In the meantime, after Michael is seemingly blown away by Sheriff Meeker (Beau Starr) and his fellow Illinois PD officers, he gets sent down a river. He is discovered by an old hermit who evidently cared for him for about a year. Then, of course, on Halloween of '89, Michael wakes up to whatever this calling is to kill his family, and he continues his hunt for Jamie. At the same time, Loomis (Donald Pleasence) tries to intercept Michael's attacks, often offering Jamie straight-up trauma in the process, piled up on top of whatever she's experienced already.

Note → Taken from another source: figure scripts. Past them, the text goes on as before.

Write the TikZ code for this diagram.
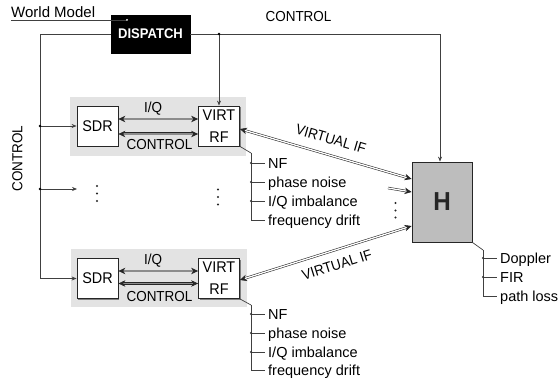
\documentclass[tikz,border=0pt]{standalone}
\usepackage{fontspec}
\setmainfont{Liberation Sans}[FakeStretch=0.93]
\newfontfamily\widef{Liberation Sans}
\usetikzlibrary{arrows.meta,shadows}
\begin{document}
\begin{tikzpicture}[x=1pt,y=-1pt,
  font=\fontsize{14.5}{16}\selectfont,
  ln/.style={draw=black!75, line width=0.7pt},
  tip/.style={-{Stealth[length=5pt,width=4pt]}},
  dtip/.style={{Stealth[length=7pt,width=6.5pt]}-{Stealth[length=7pt,width=6.5pt]}},
  rtip/.style={-{Stealth[length=7pt,width=6.5pt]}},
  box/.style={draw=black!85, line width=0.8pt, fill=white, minimum width=41pt, minimum height=40pt,
    inner sep=0pt, align=center, font=\fontsize{15.5}{22}\selectfont,
    general shadow={fill=black!50, shadow xshift=1.3pt, shadow yshift=-1.3pt}},
  grp/.style={fill=black!11, draw=none},
  jdot/.style={circle, fill=black, inner sep=0pt, minimum size=2.6pt},
  pdot/.style={circle, fill=black!80, inner sep=0pt, minimum size=2.2pt},
  dblg/.style={draw=black!85, line width=0.6pt, double=black!45, double distance=1.1pt},
  dblc/.style={draw=black!85, line width=0.6pt, double=black!45, double distance=1.8pt},
  dblw/.style={draw=black!85, line width=0.55pt, double=white, double distance=1.3pt},
  lbl/.style={inner sep=0pt},
  par/.style={anchor=west, inner sep=3pt, text height=10.4pt, text depth=0pt,
    font=\widef\fontsize{14.5}{16}\selectfont}
]
\useasboundingbox (0,0) rectangle (560,385);
\fill[white] (0,0) rectangle (560,385);

% groups
\fill[grp] (70,97) rectangle (246,156);
\fill[grp] (71,249) rectangle (247,307);

% dispatch
\node[fill=black, draw=black, minimum width=79pt, minimum height=38pt, inner sep=0pt,
  text=white, font=\fontsize{14}{14}\selectfont\bfseries] (dispatch) at (150.5,34) {DISPATCH};
\node[anchor=base west, inner sep=0pt, font=\widef\fontsize{15}{16}\selectfont] (wm) at (11,18) {World Model};
\coordinate (wmend) at (127,20);
\draw[ln, line width=0.6pt] ([yshift=-2pt]wm.base west) -- (wmend);
\node[pdot, fill=white, minimum size=2pt] at (wmend) {};

% boxes
\node[box] (sdrA) at (97.5,126) {SDR};
\node[box] (virtA) at (219,126) {VIRT\\RF};
\node[box] (sdrB) at (97.5,278.5) {SDR};
\node[box] (virtB) at (219,278.5) {VIRT\\RF};

% H
\node[draw=black!85, line width=0.8pt, fill=black!26, minimum width=60pt, minimum height=80pt, inner sep=0pt,
  font=\fontsize{26}{26}\selectfont\bfseries, text=black!85,
  general shadow={fill=black!85, shadow xshift=1.4pt, shadow yshift=-1.4pt}] (H) at (442,202) {H};

% labels
\node[lbl] (ctop) at (298.5,17) {CONTROL};
\node[lbl, rotate=90] (cleft) at (17.5,158.5) {CONTROL};

% control lines
\coordinate (cl) at (40,34);
\coordinate (cr) at (440,34);
\coordinate (midL) at (77,189);
\draw[ln, tip] (dispatch.west) -- (cl) |- (sdrB.west);
\draw[ln, tip] (cl |- sdrA.west) -- (sdrA.west);
\draw[ln, tip] (cl |- midL) -- (midL);
\node[jdot] at (cl |- sdrA.west) {};
\node[jdot] at (cl |- midL) {};
\draw[ln, tip] (dispatch.east) -- (cr) -- (cr |- H.north);
\draw[ln, tip] (virtA.north |- cl) -- (virtA.north);
\node[jdot] at (virtA.north |- cl) {};

% I/Q and CONTROL arrows
\draw[dblg, dtip] ([yshift=7pt]sdrA.east) -- ([yshift=7pt]virtA.west);
\draw[dblc, dtip] ([yshift=-8pt]sdrA.east) -- ([yshift=-8pt]virtA.west);
\node[lbl] (iqA) at (153,108.5) {I/Q};
\node[lbl] (ctA) at (159.5,145) {CONTROL};
\draw[dblg, dtip] ([yshift=7.5pt]sdrB.east) -- ([yshift=7.5pt]virtB.west);
\draw[dblc, dtip] ([yshift=-5pt]sdrB.east) -- ([yshift=-5pt]virtB.west);
\node[lbl] (iqB) at (153,260.5) {I/Q};
\node[lbl] (ctB) at (159.5,297) {CONTROL};

% virtual IF
\draw[dblw, dtip] ([yshift=-3pt]virtA.east) -- ([yshift=23pt]H.west);
\coordinate (vmid) at (388,188);
\draw[dblw, rtip] (vmid) -- ([yshift=10pt]H.west);
\draw[dblw, dtip] ([yshift=-1.5pt]virtB.east) -- ([yshift=-24pt]H.west);
\node[lbl, rotate=-16.3] (vifA) at (331,139) {VIRTUAL IF};
\node[lbl, rotate=17.4] (vifB) at (337,265) {VIRTUAL IF};

% ellipsis dots
\foreach \x/\ya/\yb/\yc in {97/186/193.5/201, 218/189.5/197/204.5, 395.5/203/210.5/217.5}{
  \foreach \yy in {\ya,\yb,\yc} \fill[black!85] (\x,\yy) circle (1.2pt);
}

% parameters top
\coordinate (pa) at (251,153);
\draw[ln] (virtA.south east) -- (pa);
\node[par] (nfA) at (265,163) {NF};
\node[par] (pnA) at (265,182) {phase noise};
\node[par] (iqiA) at (265,201) {I/Q imbalance};
\node[par] (fdA) at (265,220) {frequency drift};
\draw[ln] (pa) |- (fdA.west);
\foreach \n in {nfA,pnA,iqiA}{\draw[ln] (pa |- \n.west) -- (\n.west); \node[pdot] at (pa |- \n.west) {};}

% parameters bottom
\coordinate (pb) at (251,305);
\draw[ln] (virtB.south east) -- (pb);
\node[par] (nfB) at (265,314) {NF};
\node[par] (pnB) at (265,333) {phase noise};
\node[par] (iqiB) at (265,352) {I/Q imbalance};
\node[par] (fdB) at (265,370.5) {frequency drift};
\draw[ln] (pb) |- (fdB.west);
\foreach \n in {nfB,pnB,iqiB}{\draw[ln] (pb |- \n.west) -- (\n.west); \node[pdot] at (pb |- \n.west) {};}

% channel params
\coordinate (ph) at (483,250);
\draw[ln] (H.south east) -- (ph);
\node[par] (dop) at (497,258) {Doppler};
\node[par] (fir) at (497,277) {FIR};
\node[par] (pl) at (497,296) {path loss};
\draw[ln] (ph) |- (pl.west);
\foreach \n in {dop,fir}{\draw[ln] (ph |- \n.west) -- (\n.west); \node[pdot] at (ph |- \n.west) {};}
\end{tikzpicture}
\end{document}
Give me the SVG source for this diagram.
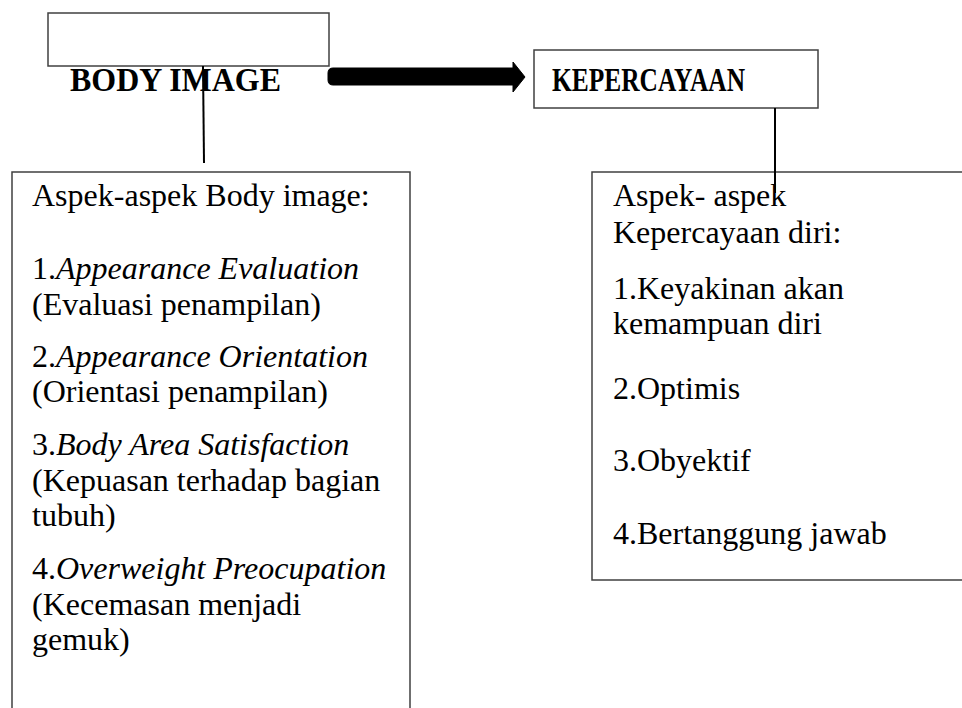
<svg xmlns="http://www.w3.org/2000/svg" width="962" height="708" viewBox="0 0 962 708">
<style>
.box{fill:#fff;stroke:#404040;stroke-width:1.5}
.open{fill:none;stroke:#404040;stroke-width:1.5}
.ttl{font-family:"Liberation Serif","Times New Roman",serif;font-weight:bold;font-size:34px;fill:#000}
.txt{font-family:"Liberation Serif","Times New Roman",serif;font-size:32px;fill:#000}
.it{font-style:italic}
.conn{stroke:#000;stroke-width:2;fill:none}
</style>
<rect width="962" height="708" fill="#fff"/>
<g id="body-image">
<rect class="box" x="48" y="13" width="281" height="53"/>
<text class="ttl" x="70" y="91" textLength="211" lengthAdjust="spacingAndGlyphs">BODY IMAGE</text>
</g>
<g id="kepercayaan">
<rect class="box" x="534" y="50" width="284" height="58"/>
<text class="ttl" x="552" y="91" textLength="193" lengthAdjust="spacingAndGlyphs">KEPERCAYAAN</text>
</g>
<g id="aspek-body">
<path class="open" d="M12,708 V172 H410 V708"/>
<text class="txt" x="32" y="206">Aspek-aspek Body image:</text>
<text class="txt" x="32" y="279">1.<tspan class="it">Appearance Evaluation</tspan></text>
<text class="txt" x="32" y="315">(Evaluasi penampilan)</text>
<text class="txt" x="32" y="367">2.<tspan class="it">Appearance Orientation</tspan></text>
<text class="txt" x="32" y="402">(Orientasi penampilan)</text>
<text class="txt" x="32" y="455">3.<tspan class="it">Body Area Satisfaction</tspan></text>
<text class="txt" x="32" y="491">(Kepuasan terhadap bagian</text>
<text class="txt" x="32" y="526">tubuh)</text>
<text class="txt" x="32" y="579">4.<tspan class="it">Overweight Preocupation</tspan></text>
<text class="txt" x="32" y="615">(Kecemasan menjadi</text>
<text class="txt" x="32" y="650">gemuk)</text>
</g>
<g id="aspek-kepercayaan">
<path class="open" d="M962,172 H592 V580 H962"/>
<text class="txt" x="613" y="206">Aspek- aspek</text>
<text class="txt" x="613" y="243">Kepercayaan diri:</text>
<text class="txt" x="613" y="299">1.Keyakinan akan</text>
<text class="txt" x="613" y="334">kemampuan diri</text>
<text class="txt" x="613" y="399">2.Optimis</text>
<text class="txt" x="613" y="471">3.Obyektif</text>
<text class="txt" x="613" y="544">4.Bertanggung jawab</text>
</g>
<g id="connectors">
<line class="conn" x1="203" y1="66" x2="204" y2="163"/>
<line class="conn" x1="775" y1="108" x2="775" y2="193"/>
<path d="M333,68 H513 V62 L525,77 L513,92 V85 H333 Q328,85 328,80 V73 Q328,68 333,68 Z" fill="#000" stroke="#000" stroke-width="1" stroke-linejoin="round"/>
</g>
</svg>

At times, it's actually almost funny, especially with the way Pleasence acts, delivering an almost unnecessarily Shakespearean weight to things.
Rachel (Elle Cornell) and her friend Tina (Wendy Foxworth) visit Jamie regularly and try to make her life as pleasant as they can, but as far as likeable characters go in this chapter, these two make about the extent of it. The rest of the time, we have a combination of bumbling cops, a few teens we actually want to see Michael do away with, and a Loomis who one can't help but hate just a little bit here, wanting to stop Michael, whatever the cost may be. There's nothing pleasant about any of his interactions with Jamie, and I can only just feel bad for her in this almost more than in 'Halloween 4'.
There are likeable characters here, but they're few and far between, including a sweet boy with perhaps a bit of a crush on Jamie named Billy (Jeffrey Landman, who would go on to sing alongside Little Richard for the 'Magic School Bus' theme song) and a cop who seems ready to do anything to defend her, deputy Charlie (Troy Evans). All the while, no one except Loomis and Billy really seems to be paying much attention to her significant hallucinations and what they actually mean. Despite the likeability of some of the aforementioned characters, it gets incredibly frustrating to watch at times.
I think what really brings the movie down, however, is also what kind of helps make it interesting. That said, it's only interesting if you watch this, have 'Halloween 6' explain things, and then come back to this to pick up on it all. And it's not really in a fun way, like watching 'Fight Club' twice in a row. Here, it feels like more of a chore. Sort of a "why couldn't this be explained in 'Halloween 5'? Either way, this whole timeline would count as the first timeline to be trashed and retconned, so I'm not sure how much it matters at this point. But I( can say that the "Thorn Trilogy" ('Halloween 4' - 'Halloween 6') can still make for something of a fun guilty pleasure.